The U. S. Far East Air Forces (FEAF) was the first to undertake postwar covert overflights. They started in the spring of 1949, at the direction of the FEAF commander, in response to the Berlin Blockade. Two lieutenants with the 8th Tactical Reconnaissance Squadron stationed at Yokota, Japan, were selected to make “carefully controlled, highly classified reconnaissance flights” to monitor the Soviet Air Force in the Far East. One of the pilots was 1st Lt. Bryce Poe II. The RF-80As used for the flights were modified with special long-range tip tanks, which added weight and drag. The missions were initially flown against the Kurile Islands and Sakhalin, then later against the Soviet mainland.
Poe and the other pilot were instructed that if the coast was clear (literally), they would dart into Soviet airspace, cover their targets, and then run for home. Poe made his first overflight on May 10, 1949, taking off from Misawa, Japan, and overflying the Kurile Islands. His first overflight of the Soviet mainland was carried out on March 10, 1950, and covered Vladivostok.
Poe recalled later that “all Soviet target areas had many military airfields with numerous aircraft.” A few of the airfields were covered with stored P-39s and P-63s-parked nose to tail-which had been supplied under Lend Lease during World War II. Poe noted, however, that there were still plenty of the later-model Soviet La-9 and La-11 fighters.
Although the RF-80As had the advantage of surprise, they were frequently chased by these Soviet fighters. Poe recalled: “Although piston-engined, the La-11 had more than enough performance to catch our attention when they attempted interception and we had clumsy extra-long range tip tanks on our RF-80As.” The results of the flights were sometimes unexpected. In one case, an intelligence source reported a missile standing vertically on a launch pad. An RF-80A mission was flown to photograph the suspected missile site. When the film was developed, the “missile” proved to be a large statue of Lenin.
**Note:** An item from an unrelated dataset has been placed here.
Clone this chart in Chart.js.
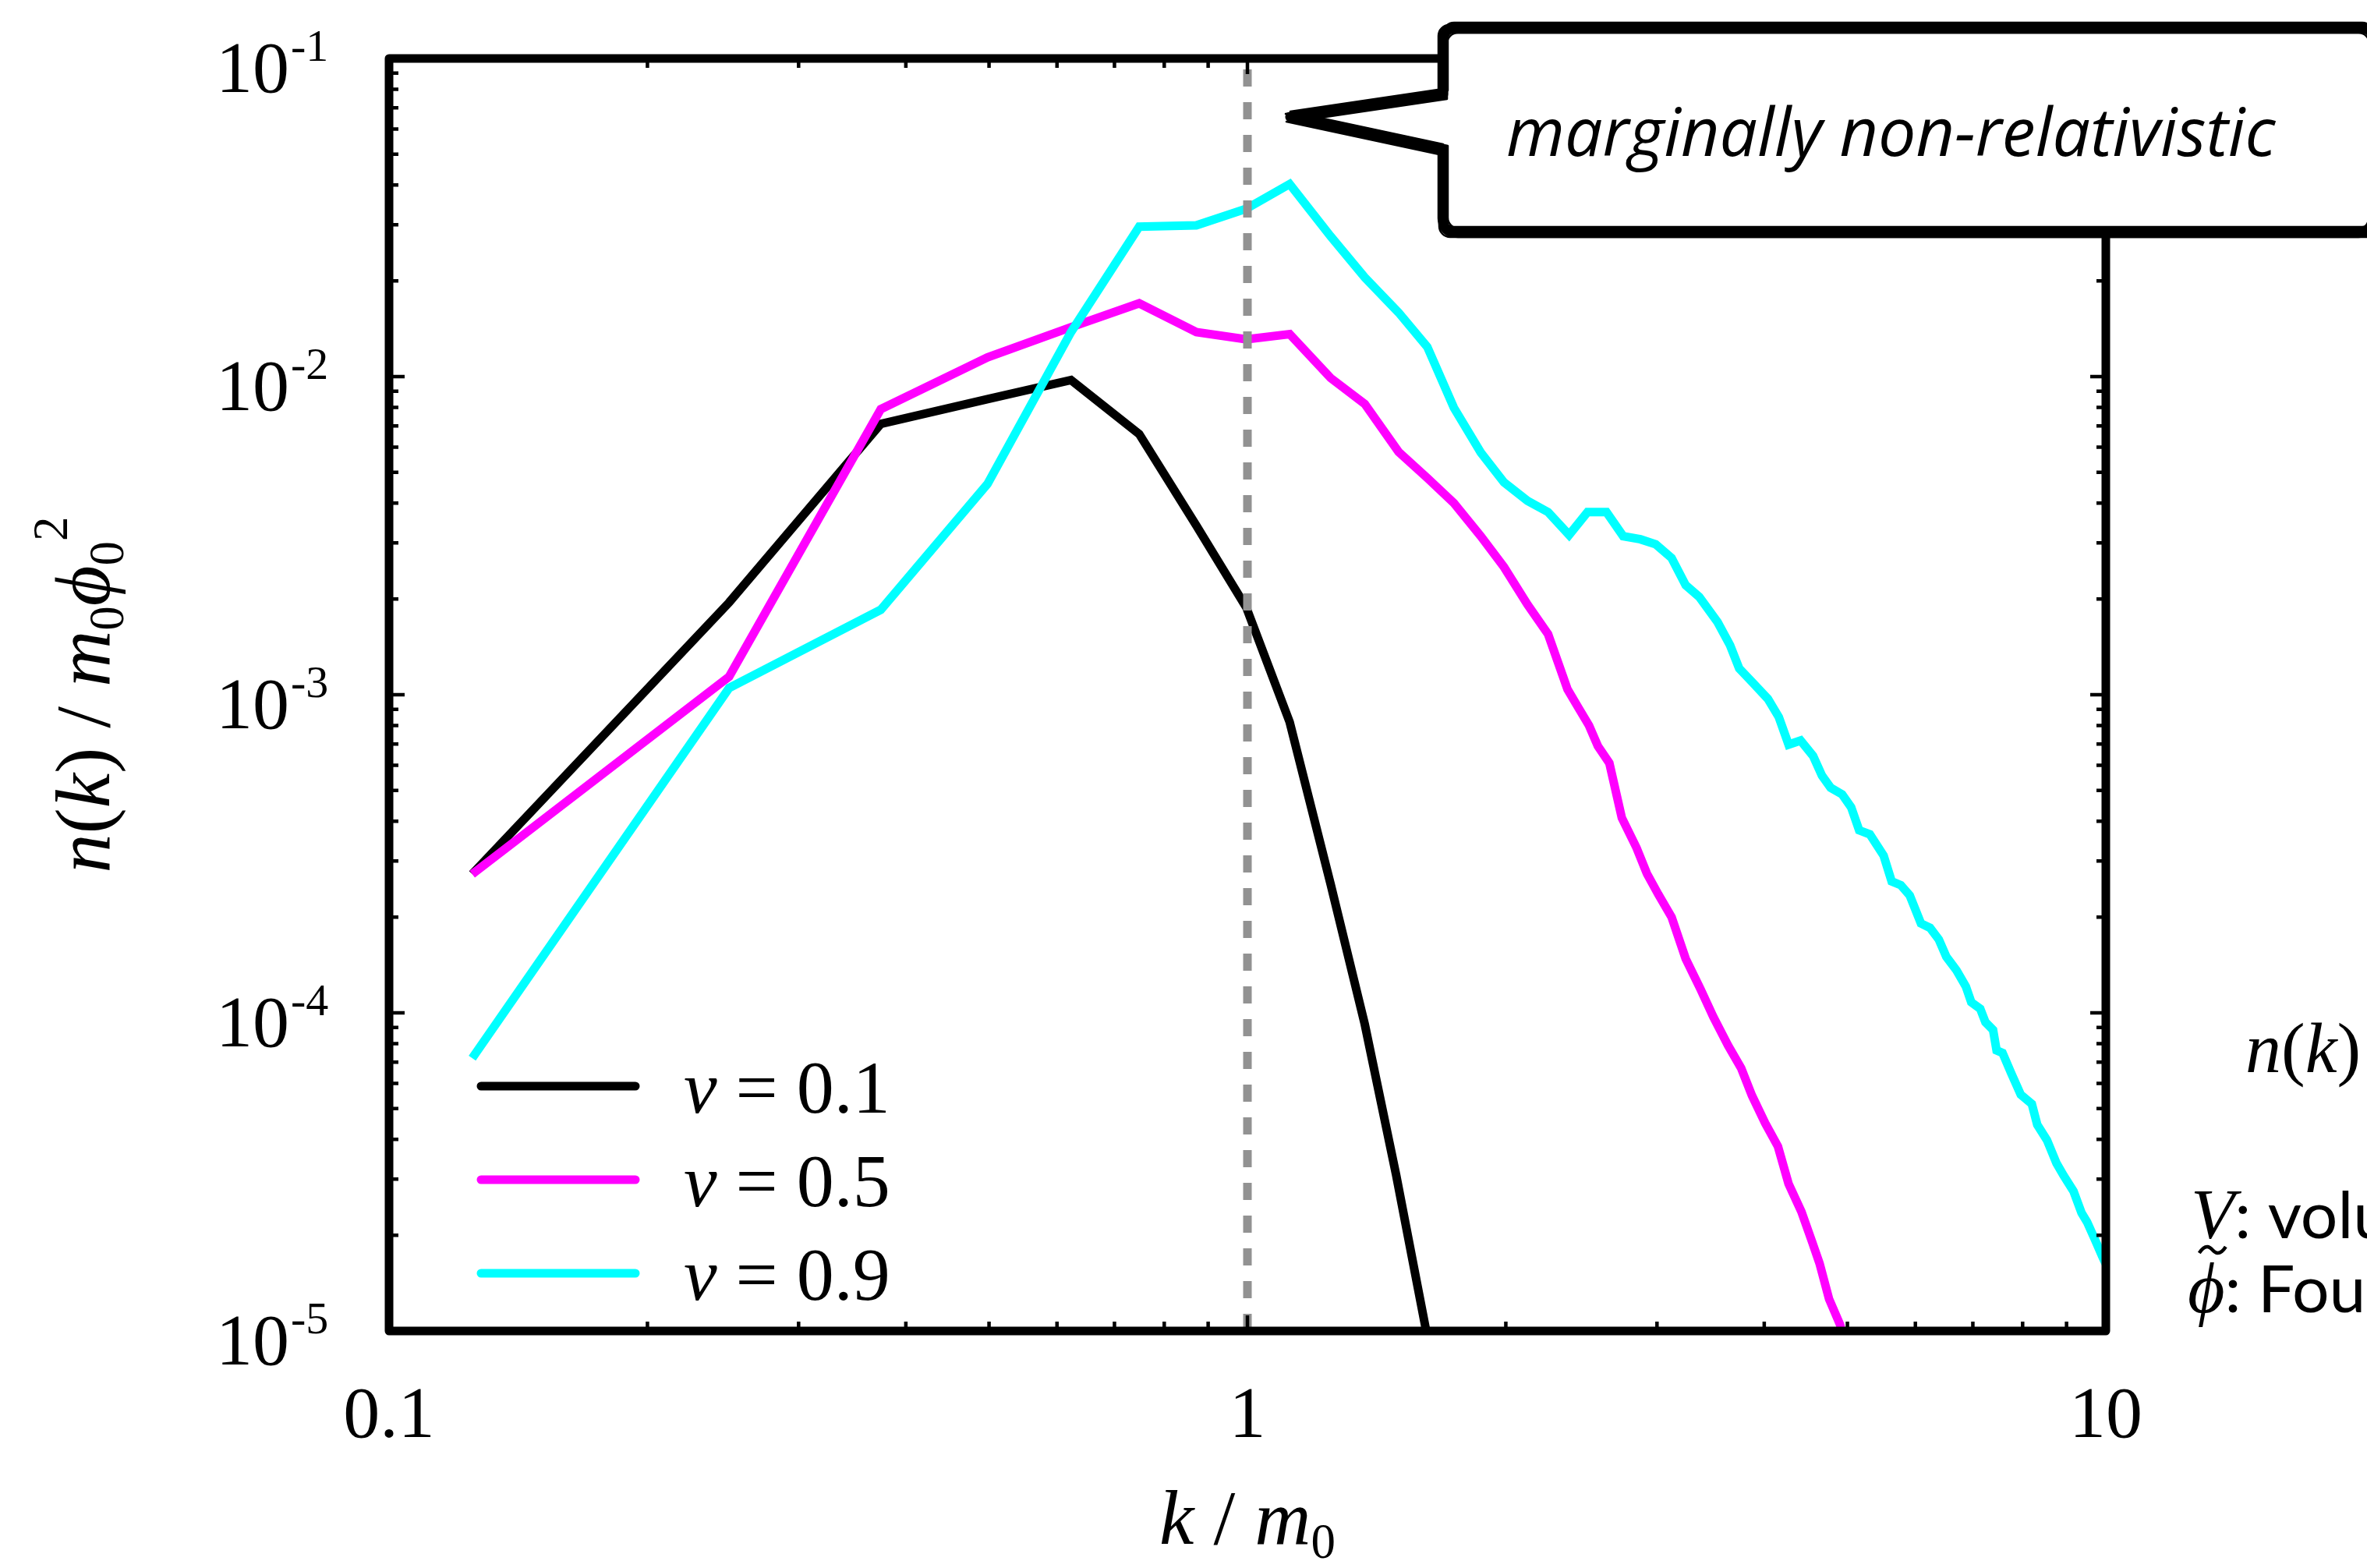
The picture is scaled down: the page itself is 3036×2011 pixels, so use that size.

These overflights were accomplished in the face of major technical and logistical shortcomings. The cameras, which were originally designed for use in piston-engine reconnaissance aircraft, could not provide the overlap needed for stereo images at the RF-80A’s higher speeds. Spare parts were in short supply, so cannibalization of air and ground equipment was commonplace, as was “moonlight requisition” among units. Because of the shortages and disruptions, it was difficult to estimate unit readiness or make schedules. For military personnel and their families, strikes by U. S. longshoremen meant that food was in short supply. They had to get by on Australian bully beef, Japanese white fish, and “withered boxes of wartime rations.”